Iowahawk: Misty Watercolor Memories, of the Fog of War
Iowahawk says he found the first draft of Franklin Foer’s latest article for the New Repubic on the Scott Beauchamp scandal, in a dumpster behind Marty Peretz’ townhouse.
I don’t believe him, though. Judging from the length, this would have filled more than one dumpster: Misty Watercolor Memories, of the Fog of War.
For months, our magazine has been subject to accusations that stories we published by an American soldier then serving in Iraq were fabricated. When these accusations first arose, we promised our readers a full account of our investigation. We spent the last four-and-a-half months re-reporting his stories. These are our findings, as far as you know.
When Michael Goldfarb, a blogger for The Weekly Standard, left me a message on a Tuesday afternoon in mid-July, I didn’t know him or his byline. And I certainly didn’t anticipate that his message would become the starting point for a controversy.
It was a unseasonably cool day, as I remember it; when I pushed the “message” button on my phone, a Meridian M3903 Digital, I distinctly remember being distracted by the “pekka-pekka” of raindrops against my office window as I listened to the message. At the time I guess I just remembered it was from some guy with a Jewish-sounding name, from the Weekly something-or-other, who wanted me to return his call, and I suppose I must have thought it was about my 401-K or magazine subscriptions or whatever. Also, like everyone else at TNR I was making plans for my annual 3-month vacation, which this year was a snorkling trip to Barbados, where I took some awesome photo you should really check out on my Flick page.

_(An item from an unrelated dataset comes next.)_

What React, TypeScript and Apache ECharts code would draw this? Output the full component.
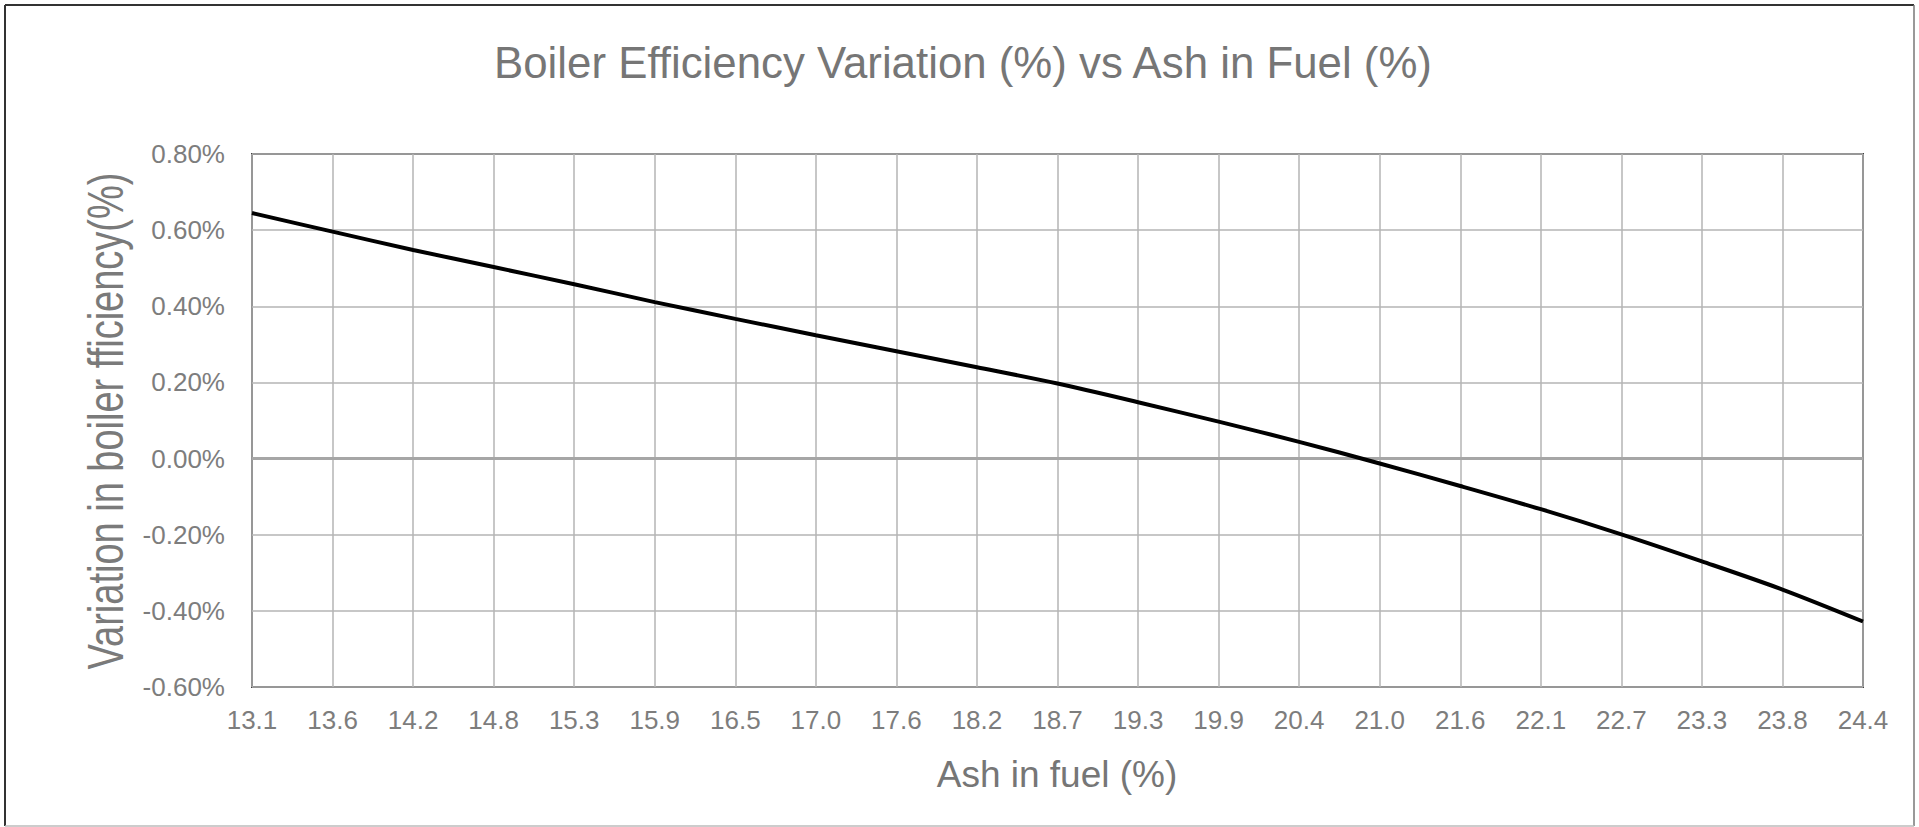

Turns out, though, this “Goldfarb” person was calling about a short experimental creative writing piece that appeared in the The New Republic the previous day titled “Shock Troops.” It appeared on the magazine’s back page, the out-of-the-way “Diarist” slot, next to the ads for the Vermont Poetry Review and Bose Wave radios (which pack an amazing sound for a small room system, which you really check out) , and anyway, it’s sort of this little personal-meditation inside-jokey filler thing we do. Frankly, I remember being surprised that somebody was anal enough to actually read the piece, because it was really there as kind of minor “throw away” content, like the tiny Sergio Aragones cartoons that used to appear in the margins of Mad magazine, and unrelated to the magazine’s beefier articles like “Capitol Insider,” or “Don Martin’s One Day At The Dentist’s Office.”
Anyhoo, “Shock Troops” bore the byline Scott Thomas, which we identified as a pseudonym for a soldier then serving in Iraq. Thomas described how war distorts moral judgments. To illustrate his point, he narrated three wacky anecdotes, In one, he and his comrades held down a burnt amputee at a chow hall and gave her a “Cleveland Steamer.” In another, he and comrades held pinata parties using exhumed Iraqi infant corpses. A final vignette described US soldiers holding “Fast And Furious” tank-drifting races through Iraqi puppy kennels.
For anyone familiar with the gritty realities of the fog of war, or the fog-of-war-related experimental independent film series on HBO, there was nothing unusual or controversial in the Diarist’s claims. Thus we were surprised when we learned that Goldfarb — from the comfortable sinecure of his cushy Weekly Standard cubicle — was actually calling to demand “proof” of this pseudonymous soldier’s stories. Could the Weekly Standard actually stoop so low as insinuate our brave, tragic, dog-squishing troops are liars?